BEGIN

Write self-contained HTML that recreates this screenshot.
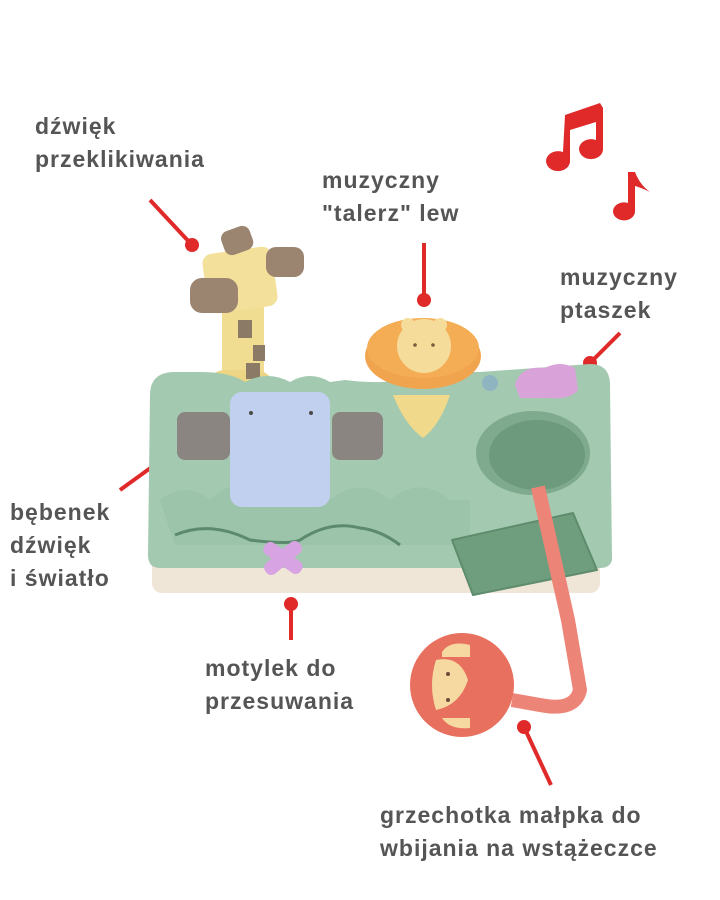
<!DOCTYPE html>
<html><head><meta charset="utf-8"><style>
html,body{margin:0;padding:0;background:#fff;}
body{width:720px;height:900px;position:relative;overflow:hidden;font-family:"Liberation Sans",sans-serif;}
.t{position:absolute;font-weight:bold;font-size:23px;color:#555;line-height:33px;white-space:nowrap;letter-spacing:1px}
svg{position:absolute;left:0;top:0}
</style></head><body>
<svg width="720" height="900" viewBox="0 0 720 900">
<!-- music notes -->
<g fill="#e02a2a">
<path d="M565 115 L600 103 L603 108 L603 150 A12 10 0 1 1 596 140 L596 122 L570 130 L570 162 A12 10 0 1 1 563 152 Z"/>
<path d="M628 172 L635 172 Q640 185 650 192 Q642 188 635 186 L635 212 A11 9 0 1 1 628 203 Z"/>
</g>
<!-- connector lines -->
<g stroke="#e02a2a" stroke-width="4" fill="#e02a2a">
<line x1="150" y1="200" x2="192" y2="245"/><circle cx="192" cy="245" r="5"/>
<line x1="424" y1="243" x2="424" y2="300"/><circle cx="424" cy="300" r="5"/>
<line x1="620" y1="333" x2="590" y2="363"/><circle cx="590" cy="363" r="5"/>
<line x1="120" y1="490" x2="192" y2="438"/><circle cx="192" cy="438" r="5"/>
<line x1="291" y1="640" x2="291" y2="604"/><circle cx="291" cy="604" r="5"/>
<line x1="551" y1="785" x2="524" y2="727"/><circle cx="524" cy="727" r="5"/>
</g>
<!-- cream base -->
<rect x="152" y="555" width="448" height="38" rx="10" fill="#f0e6d8"/>
<!-- giraffe -->
<rect x="222" y="290" width="42" height="110" rx="14" fill="#f1dd92"/>
<rect x="205" y="370" width="70" height="50" rx="20" fill="#ecd584"/>
<rect x="238" y="320" width="14" height="18" fill="#8b7a66"/>
<rect x="253" y="345" width="12" height="16" fill="#8b7a66"/>
<rect x="246" y="363" width="14" height="16" fill="#8b7a66"/>
<rect x="205" y="250" width="70" height="60" rx="10" fill="#f3e09a" transform="rotate(-8 240 280)"/>
<rect x="190" y="278" width="48" height="35" rx="12" fill="#9b8470"/>
<rect x="266" y="247" width="38" height="30" rx="10" fill="#9b8470"/>
<rect x="222" y="228" width="30" height="25" rx="8" fill="#9b8470" transform="rotate(-20 237 240)"/>
<!-- green body -->
<path d="M150 395 Q150 372 175 372 L200 372 Q230 372 245 382 Q268 370 290 382 Q310 370 330 382 L345 380 Q380 385 420 378 Q445 360 470 372 L480 372 L590 364 Q610 364 610 385 L612 560 Q610 568 600 568 L160 568 Q148 568 148 555 Z" fill="#a3c9b0"/>
<path d="M160 500 Q185 480 210 500 Q240 470 270 500 Q300 475 330 500 Q360 475 390 500 Q420 475 450 500 L470 500 L470 545 L175 545 Z" fill="#9cc4aa"/>
<path d="M175 535 Q210 520 250 540 Q290 545 300 540 Q330 520 360 528 Q380 530 400 545" stroke="#5c8a6e" stroke-width="3" fill="none"/>
<!-- hole -->
<ellipse cx="533" cy="453" rx="57" ry="42" fill="#7faa8e"/>
<ellipse cx="537" cy="455" rx="48" ry="35" fill="#6d9a7d"/>
<!-- lion stem -->
<path d="M393 395 L450 395 Q440 425 423 438 Q405 425 393 395 Z" fill="#f0d98a"/>
<!-- lion -->
<ellipse cx="423" cy="356" rx="58" ry="33" fill="#f1a44e"/>
<ellipse cx="423" cy="348" rx="56" ry="30" fill="#f4ad55"/>
<circle cx="424" cy="346" r="27" fill="#f5dc9a"/>
<circle cx="408" cy="325" r="7" fill="#f5dc9a"/><circle cx="440" cy="325" r="7" fill="#f5dc9a"/>
<circle cx="415" cy="345" r="1.8" fill="#7a5a3a"/><circle cx="433" cy="345" r="1.8" fill="#7a5a3a"/>
<!-- bird -->
<path d="M515 385 Q520 365 545 368 Q560 360 575 368 L578 390 Q570 400 550 398 L520 398 Z" fill="#d9a3d9"/>
<circle cx="490" cy="383" r="8" fill="#8fb5c2"/>
<!-- elephant cube -->
<rect x="230" y="392" width="100" height="115" rx="12" fill="#c2d0ef"/>
<rect x="177" y="412" width="53" height="48" rx="8" fill="#8a8581"/>
<rect x="332" y="412" width="51" height="48" rx="8" fill="#8a8581"/>
<circle cx="251" cy="413" r="2" fill="#4a4a4a"/><circle cx="311" cy="413" r="2" fill="#4a4a4a"/>
<!-- butterfly -->
<g fill="#d8a3e2" transform="translate(283 558)">
<rect x="-22" y="-7" width="44" height="14" rx="6" transform="rotate(35)"/>
<rect x="-22" y="-7" width="44" height="14" rx="6" transform="rotate(-40)"/>
</g>
<!-- leaf -->
<path d="M452 540 L573 513 L597 570 L473 595 Z" fill="#6f9e7e" stroke="#5e8c6c" stroke-width="2" stroke-linejoin="round"/>
<!-- strap -->
<path d="M538 487 L568 620 L580 690 Q575 712 540 705 L512 700" stroke="#ec8478" stroke-width="14" fill="none" stroke-linejoin="round"/>
<!-- monkey ball -->
<circle cx="462" cy="685" r="52" fill="#e8705e"/>
<path d="M436 660 Q460 655 468 680 Q460 705 436 710 Q428 685 436 660 Z" fill="#f5d9a0"/>
<path d="M442 652 Q450 640 470 645 L470 657 L442 657 Z" fill="#f5d9a0"/>
<path d="M442 718 L470 718 L470 728 Q450 730 442 718 Z" fill="#f5d9a0"/>
<circle cx="448" cy="674" r="2" fill="#6a4a3a"/><circle cx="448" cy="700" r="2" fill="#6a4a3a"/>
</svg>
<div class="t" style="left:35px;top:110px">dźwięk<br>przeklikiwania</div>
<div class="t" style="left:322px;top:164px">muzyczny<br>"talerz" lew</div>
<div class="t" style="left:560px;top:261px">muzyczny<br>ptaszek</div>
<div class="t" style="left:10px;top:496px">bębenek<br>dźwięk<br>i światło</div>
<div class="t" style="left:205px;top:652px">motylek do<br>przesuwania</div>
<div class="t" style="left:380px;top:799px">grzechotka małpka do<br>wbijania na wstążeczce</div>
</body></html>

END

What you are asked to do:
Transcribe the whole listing exactly. Pictures are excluded.

Exercise output:
Write self-contained HTML that recreates this screenshot.
<!DOCTYPE html>
<html><head><meta charset="utf-8"><style>
html,body{margin:0;padding:0;background:#fff;}
body{width:720px;height:900px;position:relative;overflow:hidden;font-family:"Liberation Sans",sans-serif;}
.t{position:absolute;font-weight:bold;font-size:23px;color:#555;line-height:33px;white-space:nowrap;letter-spacing:1px}
svg{position:absolute;left:0;top:0}
</style></head><body>
<svg width="720" height="900" viewBox="0 0 720 900">
<!-- music notes -->
<g fill="#e02a2a">
<path d="M565 115 L600 103 L603 108 L603 150 A12 10 0 1 1 596 140 L596 122 L570 130 L570 162 A12 10 0 1 1 563 152 Z"/>
<path d="M628 172 L635 172 Q640 185 650 192 Q642 188 635 186 L635 212 A11 9 0 1 1 628 203 Z"/>
</g>
<!-- connector lines -->
<g stroke="#e02a2a" stroke-width="4" fill="#e02a2a">
<line x1="150" y1="200" x2="192" y2="245"/><circle cx="192" cy="245" r="5"/>
<line x1="424" y1="243" x2="424" y2="300"/><circle cx="424" cy="300" r="5"/>
<line x1="620" y1="333" x2="590" y2="363"/><circle cx="590" cy="363" r="5"/>
<line x1="120" y1="490" x2="192" y2="438"/><circle cx="192" cy="438" r="5"/>
<line x1="291" y1="640" x2="291" y2="604"/><circle cx="291" cy="604" r="5"/>
<line x1="551" y1="785" x2="524" y2="727"/><circle cx="524" cy="727" r="5"/>
</g>
<!-- cream base -->
<rect x="152" y="555" width="448" height="38" rx="10" fill="#f0e6d8"/>
<!-- giraffe -->
<rect x="222" y="290" width="42" height="110" rx="14" fill="#f1dd92"/>
<rect x="205" y="370" width="70" height="50" rx="20" fill="#ecd584"/>
<rect x="238" y="320" width="14" height="18" fill="#8b7a66"/>
<rect x="253" y="345" width="12" height="16" fill="#8b7a66"/>
<rect x="246" y="363" width="14" height="16" fill="#8b7a66"/>
<rect x="205" y="250" width="70" height="60" rx="10" fill="#f3e09a" transform="rotate(-8 240 280)"/>
<rect x="190" y="278" width="48" height="35" rx="12" fill="#9b8470"/>
<rect x="266" y="247" width="38" height="30" rx="10" fill="#9b8470"/>
<rect x="222" y="228" width="30" height="25" rx="8" fill="#9b8470" transform="rotate(-20 237 240)"/>
<!-- green body -->
<path d="M150 395 Q150 372 175 372 L200 372 Q230 372 245 382 Q268 370 290 382 Q310 370 330 382 L345 380 Q380 385 420 378 Q445 360 470 372 L480 372 L590 364 Q610 364 610 385 L612 560 Q610 568 600 568 L160 568 Q148 568 148 555 Z" fill="#a3c9b0"/>
<path d="M160 500 Q185 480 210 500 Q240 470 270 500 Q300 475 330 500 Q360 475 390 500 Q420 475 450 500 L470 500 L470 545 L175 545 Z" fill="#9cc4aa"/>
<path d="M175 535 Q210 520 250 540 Q290 545 300 540 Q330 520 360 528 Q380 530 400 545" stroke="#5c8a6e" stroke-width="3" fill="none"/>
<!-- hole -->
<ellipse cx="533" cy="453" rx="57" ry="42" fill="#7faa8e"/>
<ellipse cx="537" cy="455" rx="48" ry="35" fill="#6d9a7d"/>
<!-- lion stem -->
<path d="M393 395 L450 395 Q440 425 423 438 Q405 425 393 395 Z" fill="#f0d98a"/>
<!-- lion -->
<ellipse cx="423" cy="356" rx="58" ry="33" fill="#f1a44e"/>
<ellipse cx="423" cy="348" rx="56" ry="30" fill="#f4ad55"/>
<circle cx="424" cy="346" r="27" fill="#f5dc9a"/>
<circle cx="408" cy="325" r="7" fill="#f5dc9a"/><circle cx="440" cy="325" r="7" fill="#f5dc9a"/>
<circle cx="415" cy="345" r="1.8" fill="#7a5a3a"/><circle cx="433" cy="345" r="1.8" fill="#7a5a3a"/>
<!-- bird -->
<path d="M515 385 Q520 365 545 368 Q560 360 575 368 L578 390 Q570 400 550 398 L520 398 Z" fill="#d9a3d9"/>
<circle cx="490" cy="383" r="8" fill="#8fb5c2"/>
<!-- elephant cube -->
<rect x="230" y="392" width="100" height="115" rx="12" fill="#c2d0ef"/>
<rect x="177" y="412" width="53" height="48" rx="8" fill="#8a8581"/>
<rect x="332" y="412" width="51" height="48" rx="8" fill="#8a8581"/>
<circle cx="251" cy="413" r="2" fill="#4a4a4a"/><circle cx="311" cy="413" r="2" fill="#4a4a4a"/>
<!-- butterfly -->
<g fill="#d8a3e2" transform="translate(283 558)">
<rect x="-22" y="-7" width="44" height="14" rx="6" transform="rotate(35)"/>
<rect x="-22" y="-7" width="44" height="14" rx="6" transform="rotate(-40)"/>
</g>
<!-- leaf -->
<path d="M452 540 L573 513 L597 570 L473 595 Z" fill="#6f9e7e" stroke="#5e8c6c" stroke-width="2" stroke-linejoin="round"/>
<!-- strap -->
<path d="M538 487 L568 620 L580 690 Q575 712 540 705 L512 700" stroke="#ec8478" stroke-width="14" fill="none" stroke-linejoin="round"/>
<!-- monkey ball -->
<circle cx="462" cy="685" r="52" fill="#e8705e"/>
<path d="M436 660 Q460 655 468 680 Q460 705 436 710 Q428 685 436 660 Z" fill="#f5d9a0"/>
<path d="M442 652 Q450 640 470 645 L470 657 L442 657 Z" fill="#f5d9a0"/>
<path d="M442 718 L470 718 L470 728 Q450 730 442 718 Z" fill="#f5d9a0"/>
<circle cx="448" cy="674" r="2" fill="#6a4a3a"/><circle cx="448" cy="700" r="2" fill="#6a4a3a"/>
</svg>
<div class="t" style="left:35px;top:110px">dźwięk<br>przeklikiwania</div>
<div class="t" style="left:322px;top:164px">muzyczny<br>"talerz" lew</div>
<div class="t" style="left:560px;top:261px">muzyczny<br>ptaszek</div>
<div class="t" style="left:10px;top:496px">bębenek<br>dźwięk<br>i światło</div>
<div class="t" style="left:205px;top:652px">motylek do<br>przesuwania</div>
<div class="t" style="left:380px;top:799px">grzechotka małpka do<br>wbijania na wstążeczce</div>
</body></html>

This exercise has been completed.